Collected data:
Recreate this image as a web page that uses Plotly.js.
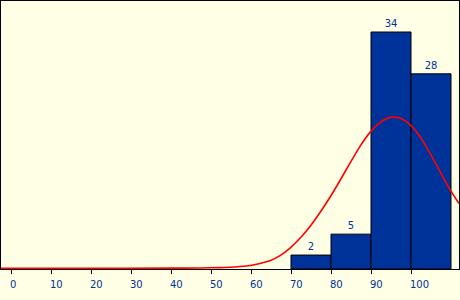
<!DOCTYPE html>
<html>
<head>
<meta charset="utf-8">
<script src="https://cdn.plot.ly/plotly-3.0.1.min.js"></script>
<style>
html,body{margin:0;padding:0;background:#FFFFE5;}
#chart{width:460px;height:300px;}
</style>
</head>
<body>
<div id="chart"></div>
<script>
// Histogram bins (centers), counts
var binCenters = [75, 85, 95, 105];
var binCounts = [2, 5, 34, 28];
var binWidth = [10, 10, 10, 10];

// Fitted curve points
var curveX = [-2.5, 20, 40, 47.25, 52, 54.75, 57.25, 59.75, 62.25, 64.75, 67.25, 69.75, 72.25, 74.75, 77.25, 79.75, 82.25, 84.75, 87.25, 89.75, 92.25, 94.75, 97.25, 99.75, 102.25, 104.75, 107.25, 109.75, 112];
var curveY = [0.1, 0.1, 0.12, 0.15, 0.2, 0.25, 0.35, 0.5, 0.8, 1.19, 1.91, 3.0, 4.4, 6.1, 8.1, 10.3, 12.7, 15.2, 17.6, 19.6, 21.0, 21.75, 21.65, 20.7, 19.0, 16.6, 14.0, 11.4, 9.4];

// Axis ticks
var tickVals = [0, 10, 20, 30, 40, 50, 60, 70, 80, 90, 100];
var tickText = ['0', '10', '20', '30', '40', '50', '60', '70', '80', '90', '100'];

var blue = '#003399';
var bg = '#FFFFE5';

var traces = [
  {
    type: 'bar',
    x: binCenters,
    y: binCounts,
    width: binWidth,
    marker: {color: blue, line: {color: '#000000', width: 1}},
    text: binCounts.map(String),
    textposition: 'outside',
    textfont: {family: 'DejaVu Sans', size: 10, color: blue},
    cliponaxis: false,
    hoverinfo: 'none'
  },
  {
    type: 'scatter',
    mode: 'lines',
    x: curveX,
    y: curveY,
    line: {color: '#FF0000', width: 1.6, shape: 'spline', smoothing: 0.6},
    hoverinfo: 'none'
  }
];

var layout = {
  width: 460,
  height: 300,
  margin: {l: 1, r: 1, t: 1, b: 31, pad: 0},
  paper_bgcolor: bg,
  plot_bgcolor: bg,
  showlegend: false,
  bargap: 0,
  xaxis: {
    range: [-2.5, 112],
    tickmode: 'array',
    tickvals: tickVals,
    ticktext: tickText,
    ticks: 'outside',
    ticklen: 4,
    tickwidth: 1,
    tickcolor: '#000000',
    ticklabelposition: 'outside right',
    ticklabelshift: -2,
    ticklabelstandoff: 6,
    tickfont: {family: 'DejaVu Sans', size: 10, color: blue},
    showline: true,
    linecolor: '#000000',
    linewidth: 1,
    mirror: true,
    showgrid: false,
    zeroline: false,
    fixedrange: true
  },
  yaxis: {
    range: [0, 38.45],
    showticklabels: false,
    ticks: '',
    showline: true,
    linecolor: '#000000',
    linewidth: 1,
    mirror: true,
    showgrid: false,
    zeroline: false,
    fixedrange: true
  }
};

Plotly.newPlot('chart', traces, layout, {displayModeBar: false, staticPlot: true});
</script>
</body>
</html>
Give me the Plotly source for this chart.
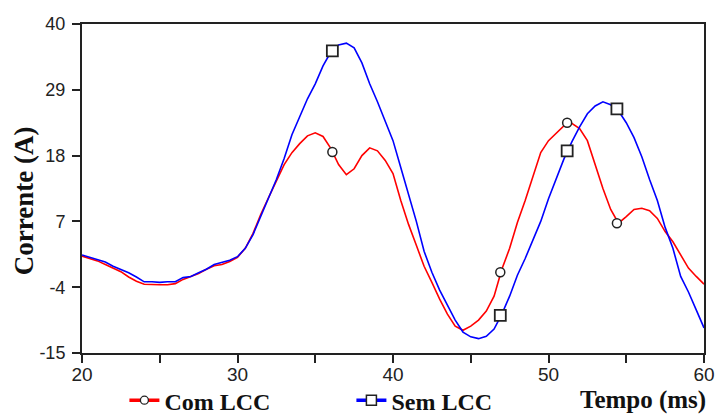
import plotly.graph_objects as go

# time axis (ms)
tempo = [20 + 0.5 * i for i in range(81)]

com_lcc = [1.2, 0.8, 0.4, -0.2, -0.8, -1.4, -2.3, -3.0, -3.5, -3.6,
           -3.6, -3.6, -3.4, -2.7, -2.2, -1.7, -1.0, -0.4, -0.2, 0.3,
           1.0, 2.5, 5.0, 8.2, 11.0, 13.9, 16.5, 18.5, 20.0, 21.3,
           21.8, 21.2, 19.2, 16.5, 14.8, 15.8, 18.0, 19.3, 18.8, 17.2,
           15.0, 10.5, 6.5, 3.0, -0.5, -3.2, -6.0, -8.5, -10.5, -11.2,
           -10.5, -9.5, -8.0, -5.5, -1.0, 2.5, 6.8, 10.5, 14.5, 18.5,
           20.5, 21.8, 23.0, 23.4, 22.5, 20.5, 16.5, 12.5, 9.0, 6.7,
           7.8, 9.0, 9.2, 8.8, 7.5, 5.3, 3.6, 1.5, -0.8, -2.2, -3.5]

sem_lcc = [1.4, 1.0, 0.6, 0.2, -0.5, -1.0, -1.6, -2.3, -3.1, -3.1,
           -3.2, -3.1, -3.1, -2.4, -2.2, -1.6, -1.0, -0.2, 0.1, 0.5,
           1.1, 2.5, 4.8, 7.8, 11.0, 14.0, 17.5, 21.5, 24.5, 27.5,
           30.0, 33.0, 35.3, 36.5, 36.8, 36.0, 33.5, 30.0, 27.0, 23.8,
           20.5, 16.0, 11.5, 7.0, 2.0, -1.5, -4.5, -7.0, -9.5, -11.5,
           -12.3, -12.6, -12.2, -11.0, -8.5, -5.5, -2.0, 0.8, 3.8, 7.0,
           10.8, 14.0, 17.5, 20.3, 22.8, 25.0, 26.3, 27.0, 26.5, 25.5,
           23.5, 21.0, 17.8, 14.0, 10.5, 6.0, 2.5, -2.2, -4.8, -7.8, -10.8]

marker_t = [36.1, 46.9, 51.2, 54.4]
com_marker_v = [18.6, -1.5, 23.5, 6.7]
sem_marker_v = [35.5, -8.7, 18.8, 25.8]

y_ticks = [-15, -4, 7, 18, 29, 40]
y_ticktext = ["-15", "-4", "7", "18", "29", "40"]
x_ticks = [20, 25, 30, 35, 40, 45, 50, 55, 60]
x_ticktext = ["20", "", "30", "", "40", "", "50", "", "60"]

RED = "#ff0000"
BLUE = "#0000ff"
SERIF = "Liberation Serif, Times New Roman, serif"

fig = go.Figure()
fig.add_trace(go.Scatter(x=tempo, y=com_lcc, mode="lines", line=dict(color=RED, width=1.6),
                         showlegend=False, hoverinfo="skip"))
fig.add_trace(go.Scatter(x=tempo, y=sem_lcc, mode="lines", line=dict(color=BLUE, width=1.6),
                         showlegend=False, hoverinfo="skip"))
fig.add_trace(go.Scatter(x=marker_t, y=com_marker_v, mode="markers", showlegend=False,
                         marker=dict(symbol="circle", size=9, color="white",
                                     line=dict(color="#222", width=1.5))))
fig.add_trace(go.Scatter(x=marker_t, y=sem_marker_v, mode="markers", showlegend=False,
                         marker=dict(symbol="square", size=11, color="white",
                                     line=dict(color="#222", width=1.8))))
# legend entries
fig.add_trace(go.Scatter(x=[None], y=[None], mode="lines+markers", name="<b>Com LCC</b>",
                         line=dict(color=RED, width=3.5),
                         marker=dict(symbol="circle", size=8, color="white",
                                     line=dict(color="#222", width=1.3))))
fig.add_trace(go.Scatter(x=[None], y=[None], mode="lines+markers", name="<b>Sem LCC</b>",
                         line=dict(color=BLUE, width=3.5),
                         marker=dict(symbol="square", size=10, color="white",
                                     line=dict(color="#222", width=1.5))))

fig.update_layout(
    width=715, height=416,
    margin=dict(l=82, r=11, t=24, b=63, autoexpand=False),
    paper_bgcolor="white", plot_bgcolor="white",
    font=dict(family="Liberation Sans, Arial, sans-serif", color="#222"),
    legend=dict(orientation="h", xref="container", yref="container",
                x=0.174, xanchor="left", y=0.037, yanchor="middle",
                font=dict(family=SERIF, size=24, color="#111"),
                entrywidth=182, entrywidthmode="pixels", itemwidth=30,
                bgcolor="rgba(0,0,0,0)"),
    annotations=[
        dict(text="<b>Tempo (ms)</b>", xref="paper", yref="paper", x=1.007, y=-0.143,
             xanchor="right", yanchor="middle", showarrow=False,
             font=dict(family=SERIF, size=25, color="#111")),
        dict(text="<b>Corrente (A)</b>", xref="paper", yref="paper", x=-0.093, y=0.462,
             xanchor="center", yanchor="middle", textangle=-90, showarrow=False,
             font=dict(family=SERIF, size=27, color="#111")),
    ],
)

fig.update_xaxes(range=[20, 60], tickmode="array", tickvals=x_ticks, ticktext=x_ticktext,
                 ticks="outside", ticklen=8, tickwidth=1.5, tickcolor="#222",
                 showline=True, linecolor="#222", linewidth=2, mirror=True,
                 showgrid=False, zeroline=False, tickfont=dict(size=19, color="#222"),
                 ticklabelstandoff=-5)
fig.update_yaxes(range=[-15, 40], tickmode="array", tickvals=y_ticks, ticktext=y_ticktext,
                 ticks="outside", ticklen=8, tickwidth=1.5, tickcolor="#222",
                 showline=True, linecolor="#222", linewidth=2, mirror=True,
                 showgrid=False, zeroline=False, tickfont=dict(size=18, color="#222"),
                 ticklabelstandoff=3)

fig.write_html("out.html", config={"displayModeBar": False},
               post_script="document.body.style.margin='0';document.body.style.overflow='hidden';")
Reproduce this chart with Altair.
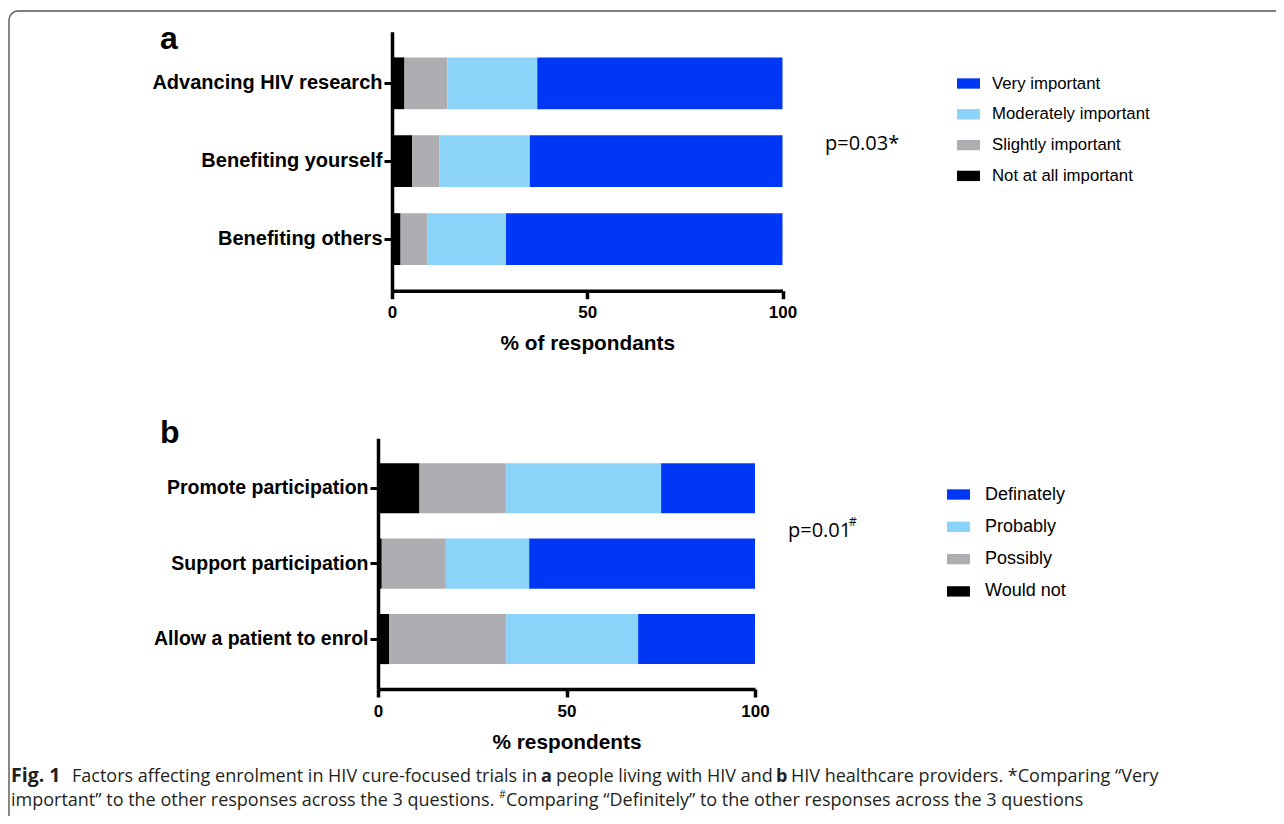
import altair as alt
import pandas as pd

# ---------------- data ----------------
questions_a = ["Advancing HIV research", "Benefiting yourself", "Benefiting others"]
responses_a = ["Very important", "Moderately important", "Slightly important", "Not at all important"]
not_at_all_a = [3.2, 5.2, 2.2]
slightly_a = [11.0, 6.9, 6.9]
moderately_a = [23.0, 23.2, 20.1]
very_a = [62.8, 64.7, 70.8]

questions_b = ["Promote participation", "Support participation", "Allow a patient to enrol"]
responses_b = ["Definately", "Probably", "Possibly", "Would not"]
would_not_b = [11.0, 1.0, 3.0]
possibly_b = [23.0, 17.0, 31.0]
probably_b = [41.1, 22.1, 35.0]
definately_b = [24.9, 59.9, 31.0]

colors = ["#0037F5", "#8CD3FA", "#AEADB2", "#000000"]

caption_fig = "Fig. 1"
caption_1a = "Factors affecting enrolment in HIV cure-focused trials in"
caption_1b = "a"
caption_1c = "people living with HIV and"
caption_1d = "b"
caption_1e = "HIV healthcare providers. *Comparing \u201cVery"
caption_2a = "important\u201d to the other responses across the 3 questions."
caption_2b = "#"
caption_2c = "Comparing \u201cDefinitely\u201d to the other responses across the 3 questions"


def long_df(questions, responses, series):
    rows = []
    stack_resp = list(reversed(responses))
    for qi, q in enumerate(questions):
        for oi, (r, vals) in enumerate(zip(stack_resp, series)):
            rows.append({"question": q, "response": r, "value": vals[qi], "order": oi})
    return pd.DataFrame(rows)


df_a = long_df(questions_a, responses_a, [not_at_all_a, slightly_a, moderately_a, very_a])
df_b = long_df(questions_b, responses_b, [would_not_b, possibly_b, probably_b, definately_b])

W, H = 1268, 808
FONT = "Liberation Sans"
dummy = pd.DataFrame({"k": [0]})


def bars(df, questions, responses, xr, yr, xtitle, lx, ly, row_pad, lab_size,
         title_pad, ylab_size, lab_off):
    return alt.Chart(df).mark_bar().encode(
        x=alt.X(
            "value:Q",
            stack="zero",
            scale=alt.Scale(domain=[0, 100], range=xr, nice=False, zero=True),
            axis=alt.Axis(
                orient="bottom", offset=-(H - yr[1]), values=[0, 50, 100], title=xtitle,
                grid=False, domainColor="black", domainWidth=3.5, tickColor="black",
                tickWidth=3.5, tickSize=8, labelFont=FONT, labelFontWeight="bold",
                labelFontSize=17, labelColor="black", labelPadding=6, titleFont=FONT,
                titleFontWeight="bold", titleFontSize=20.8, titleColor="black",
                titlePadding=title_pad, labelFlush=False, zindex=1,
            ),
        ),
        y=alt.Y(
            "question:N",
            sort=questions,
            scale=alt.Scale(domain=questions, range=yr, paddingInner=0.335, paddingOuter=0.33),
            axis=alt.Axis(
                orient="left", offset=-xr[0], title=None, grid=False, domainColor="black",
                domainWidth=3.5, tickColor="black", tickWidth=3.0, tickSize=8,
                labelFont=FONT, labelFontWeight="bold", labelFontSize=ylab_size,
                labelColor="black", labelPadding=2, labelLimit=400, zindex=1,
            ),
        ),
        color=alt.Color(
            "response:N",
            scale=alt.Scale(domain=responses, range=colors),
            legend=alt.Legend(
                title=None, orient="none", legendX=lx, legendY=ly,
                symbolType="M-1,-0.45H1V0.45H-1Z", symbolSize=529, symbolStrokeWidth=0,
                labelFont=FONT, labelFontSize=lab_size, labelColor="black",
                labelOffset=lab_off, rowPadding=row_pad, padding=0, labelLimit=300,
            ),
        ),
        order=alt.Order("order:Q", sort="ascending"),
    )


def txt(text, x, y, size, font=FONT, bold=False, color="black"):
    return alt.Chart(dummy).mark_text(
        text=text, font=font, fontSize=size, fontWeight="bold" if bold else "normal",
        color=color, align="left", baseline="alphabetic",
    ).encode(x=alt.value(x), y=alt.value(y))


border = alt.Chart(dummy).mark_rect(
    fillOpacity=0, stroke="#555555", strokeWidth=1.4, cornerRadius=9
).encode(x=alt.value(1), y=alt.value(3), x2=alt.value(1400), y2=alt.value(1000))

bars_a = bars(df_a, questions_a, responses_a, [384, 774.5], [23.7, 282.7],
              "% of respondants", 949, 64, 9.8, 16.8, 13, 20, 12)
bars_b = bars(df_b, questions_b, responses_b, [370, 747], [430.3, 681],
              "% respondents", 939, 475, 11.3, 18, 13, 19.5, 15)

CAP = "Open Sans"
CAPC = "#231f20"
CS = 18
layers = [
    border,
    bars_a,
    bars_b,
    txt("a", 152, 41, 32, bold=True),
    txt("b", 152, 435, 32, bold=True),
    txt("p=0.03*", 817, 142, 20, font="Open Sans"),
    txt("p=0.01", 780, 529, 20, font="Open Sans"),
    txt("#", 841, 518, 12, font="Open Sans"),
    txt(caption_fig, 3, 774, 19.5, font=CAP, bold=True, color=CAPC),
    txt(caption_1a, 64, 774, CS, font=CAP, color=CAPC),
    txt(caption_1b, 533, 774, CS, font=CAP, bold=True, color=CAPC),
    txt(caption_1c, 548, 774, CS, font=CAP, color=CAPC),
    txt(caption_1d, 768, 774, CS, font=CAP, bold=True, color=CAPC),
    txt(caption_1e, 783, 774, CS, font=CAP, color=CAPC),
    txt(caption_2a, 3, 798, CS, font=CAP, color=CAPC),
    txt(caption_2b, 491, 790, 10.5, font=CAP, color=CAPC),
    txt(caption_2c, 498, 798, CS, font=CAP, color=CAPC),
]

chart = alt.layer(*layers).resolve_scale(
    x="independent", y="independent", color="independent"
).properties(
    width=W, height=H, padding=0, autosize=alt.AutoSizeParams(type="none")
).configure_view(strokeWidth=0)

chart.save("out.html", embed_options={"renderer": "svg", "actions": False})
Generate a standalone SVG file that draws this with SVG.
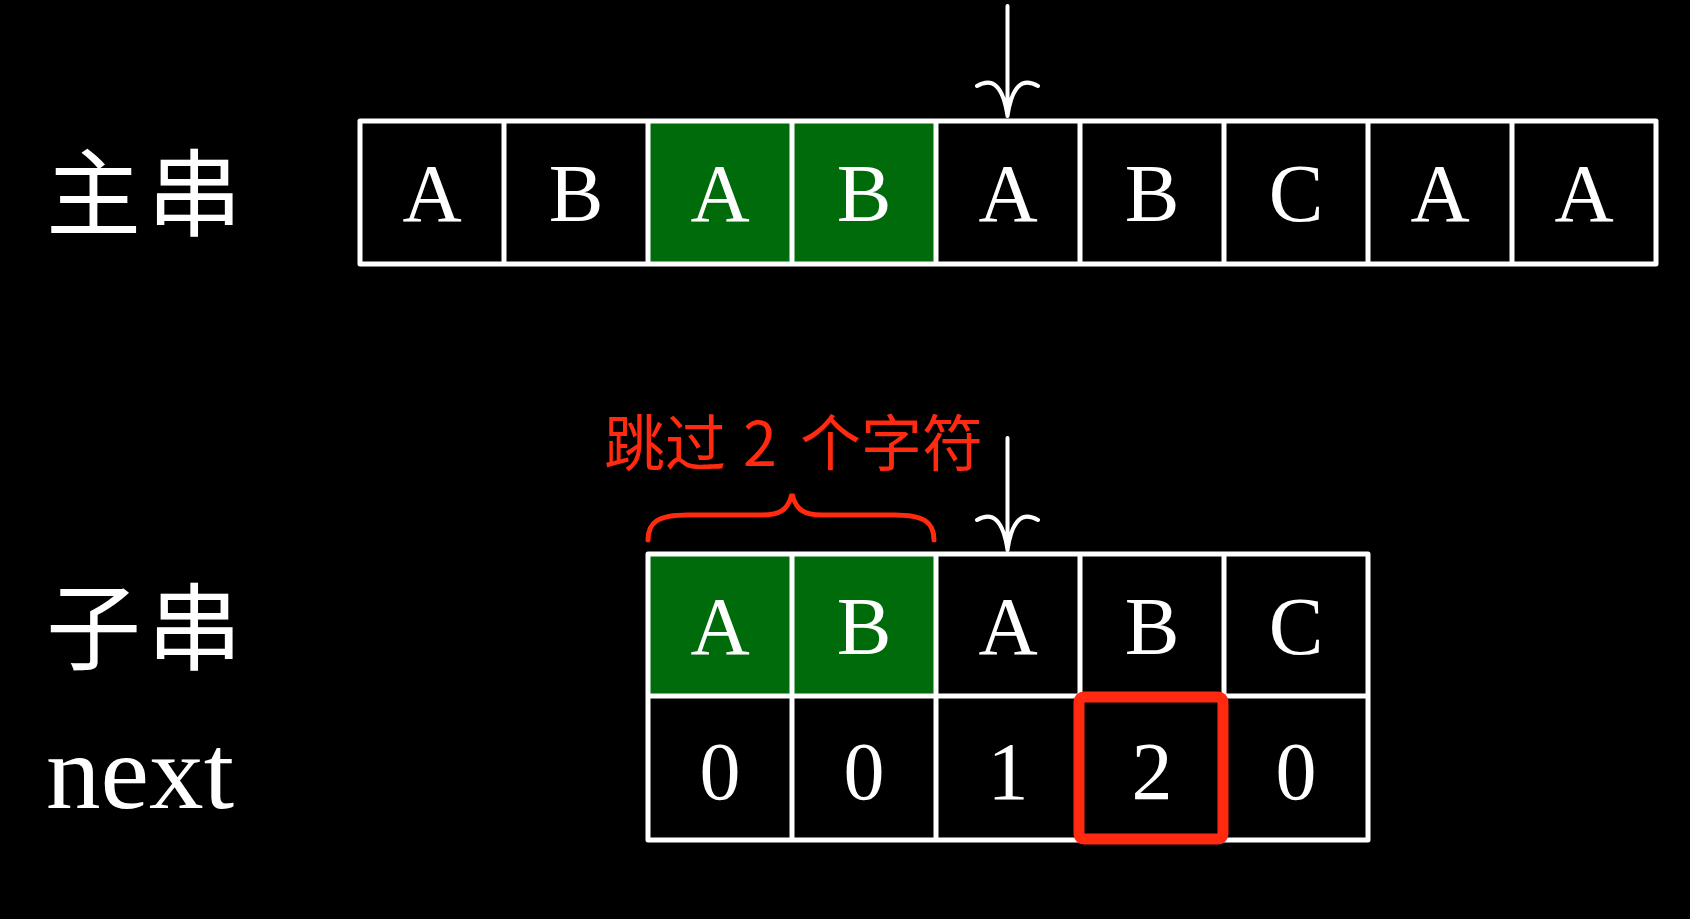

What is expected
Only the number is wanted: how many lines in the entries above contain the string "that"?

Exercise solution
2